Recorded information -
******************************

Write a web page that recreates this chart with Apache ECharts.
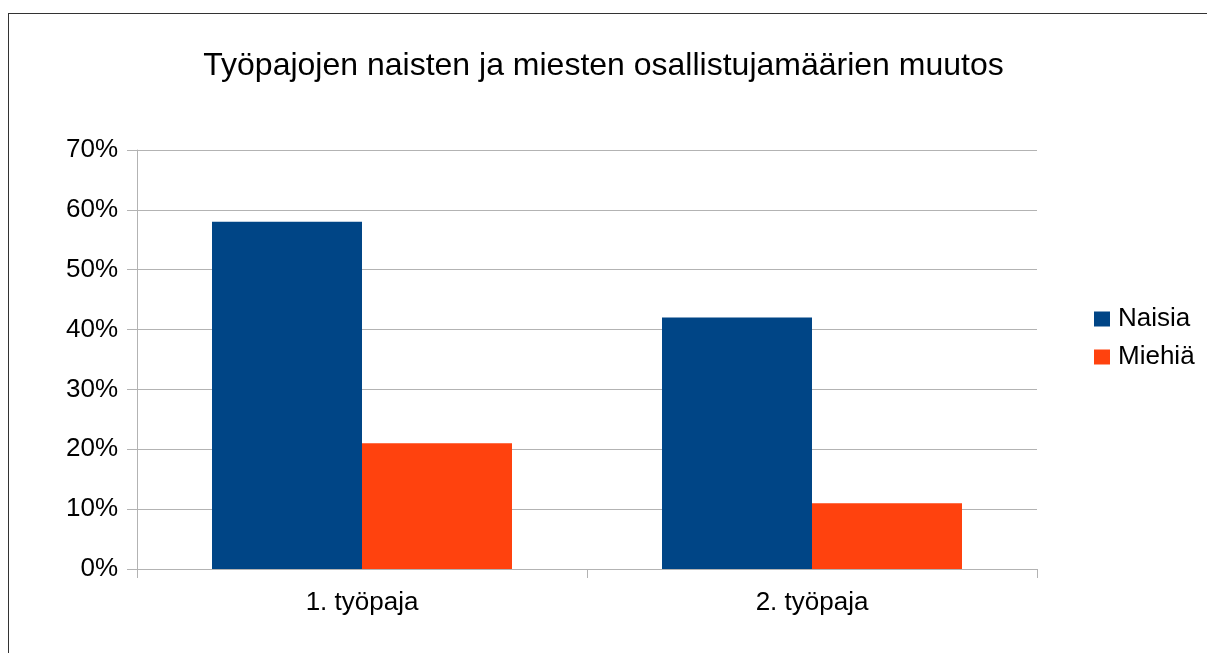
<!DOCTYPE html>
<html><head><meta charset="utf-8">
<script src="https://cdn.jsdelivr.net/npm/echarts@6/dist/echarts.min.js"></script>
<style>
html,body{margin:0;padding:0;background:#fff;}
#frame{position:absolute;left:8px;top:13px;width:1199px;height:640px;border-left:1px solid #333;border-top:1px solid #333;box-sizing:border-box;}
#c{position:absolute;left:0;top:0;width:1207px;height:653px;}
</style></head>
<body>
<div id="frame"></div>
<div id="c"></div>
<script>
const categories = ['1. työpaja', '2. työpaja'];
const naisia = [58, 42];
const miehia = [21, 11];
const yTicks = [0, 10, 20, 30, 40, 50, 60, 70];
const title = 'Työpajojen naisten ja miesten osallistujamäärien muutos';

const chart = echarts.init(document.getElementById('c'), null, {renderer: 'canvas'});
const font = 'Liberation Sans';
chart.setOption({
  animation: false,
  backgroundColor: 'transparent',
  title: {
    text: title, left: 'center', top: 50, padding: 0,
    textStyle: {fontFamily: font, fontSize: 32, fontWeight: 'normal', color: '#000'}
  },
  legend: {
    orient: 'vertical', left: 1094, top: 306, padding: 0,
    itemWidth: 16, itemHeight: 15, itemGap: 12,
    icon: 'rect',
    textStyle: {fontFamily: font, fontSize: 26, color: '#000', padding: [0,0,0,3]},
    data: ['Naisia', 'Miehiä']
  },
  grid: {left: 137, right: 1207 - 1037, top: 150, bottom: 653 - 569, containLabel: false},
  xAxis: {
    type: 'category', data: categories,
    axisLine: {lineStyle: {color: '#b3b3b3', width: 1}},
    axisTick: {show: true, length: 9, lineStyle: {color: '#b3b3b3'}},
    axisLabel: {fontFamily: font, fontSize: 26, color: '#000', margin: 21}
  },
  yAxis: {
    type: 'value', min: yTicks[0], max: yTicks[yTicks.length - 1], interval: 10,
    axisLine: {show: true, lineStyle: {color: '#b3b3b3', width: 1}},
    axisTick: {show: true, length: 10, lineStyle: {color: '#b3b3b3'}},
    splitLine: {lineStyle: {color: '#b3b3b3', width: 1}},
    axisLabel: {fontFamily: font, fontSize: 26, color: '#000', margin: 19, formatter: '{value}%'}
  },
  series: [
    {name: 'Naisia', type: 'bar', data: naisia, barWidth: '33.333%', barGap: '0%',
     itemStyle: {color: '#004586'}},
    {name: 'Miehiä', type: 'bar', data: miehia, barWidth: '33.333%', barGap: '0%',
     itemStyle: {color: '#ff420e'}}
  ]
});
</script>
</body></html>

******************************

Instructions for the task - In your copy, leave out the pictures and reproduce the material above exactly.

Written answer -
Write a web page that recreates this chart with Apache ECharts.
<!DOCTYPE html>
<html><head><meta charset="utf-8">
<script src="https://cdn.jsdelivr.net/npm/echarts@6/dist/echarts.min.js"></script>
<style>
html,body{margin:0;padding:0;background:#fff;}
#frame{position:absolute;left:8px;top:13px;width:1199px;height:640px;border-left:1px solid #333;border-top:1px solid #333;box-sizing:border-box;}
#c{position:absolute;left:0;top:0;width:1207px;height:653px;}
</style></head>
<body>
<div id="frame"></div>
<div id="c"></div>
<script>
const categories = ['1. työpaja', '2. työpaja'];
const naisia = [58, 42];
const miehia = [21, 11];
const yTicks = [0, 10, 20, 30, 40, 50, 60, 70];
const title = 'Työpajojen naisten ja miesten osallistujamäärien muutos';

const chart = echarts.init(document.getElementById('c'), null, {renderer: 'canvas'});
const font = 'Liberation Sans';
chart.setOption({
  animation: false,
  backgroundColor: 'transparent',
  title: {
    text: title, left: 'center', top: 50, padding: 0,
    textStyle: {fontFamily: font, fontSize: 32, fontWeight: 'normal', color: '#000'}
  },
  legend: {
    orient: 'vertical', left: 1094, top: 306, padding: 0,
    itemWidth: 16, itemHeight: 15, itemGap: 12,
    icon: 'rect',
    textStyle: {fontFamily: font, fontSize: 26, color: '#000', padding: [0,0,0,3]},
    data: ['Naisia', 'Miehiä']
  },
  grid: {left: 137, right: 1207 - 1037, top: 150, bottom: 653 - 569, containLabel: false},
  xAxis: {
    type: 'category', data: categories,
    axisLine: {lineStyle: {color: '#b3b3b3', width: 1}},
    axisTick: {show: true, length: 9, lineStyle: {color: '#b3b3b3'}},
    axisLabel: {fontFamily: font, fontSize: 26, color: '#000', margin: 21}
  },
  yAxis: {
    type: 'value', min: yTicks[0], max: yTicks[yTicks.length - 1], interval: 10,
    axisLine: {show: true, lineStyle: {color: '#b3b3b3', width: 1}},
    axisTick: {show: true, length: 10, lineStyle: {color: '#b3b3b3'}},
    splitLine: {lineStyle: {color: '#b3b3b3', width: 1}},
    axisLabel: {fontFamily: font, fontSize: 26, color: '#000', margin: 19, formatter: '{value}%'}
  },
  series: [
    {name: 'Naisia', type: 'bar', data: naisia, barWidth: '33.333%', barGap: '0%',
     itemStyle: {color: '#004586'}},
    {name: 'Miehiä', type: 'bar', data: miehia, barWidth: '33.333%', barGap: '0%',
     itemStyle: {color: '#ff420e'}}
  ]
});
</script>
</body></html>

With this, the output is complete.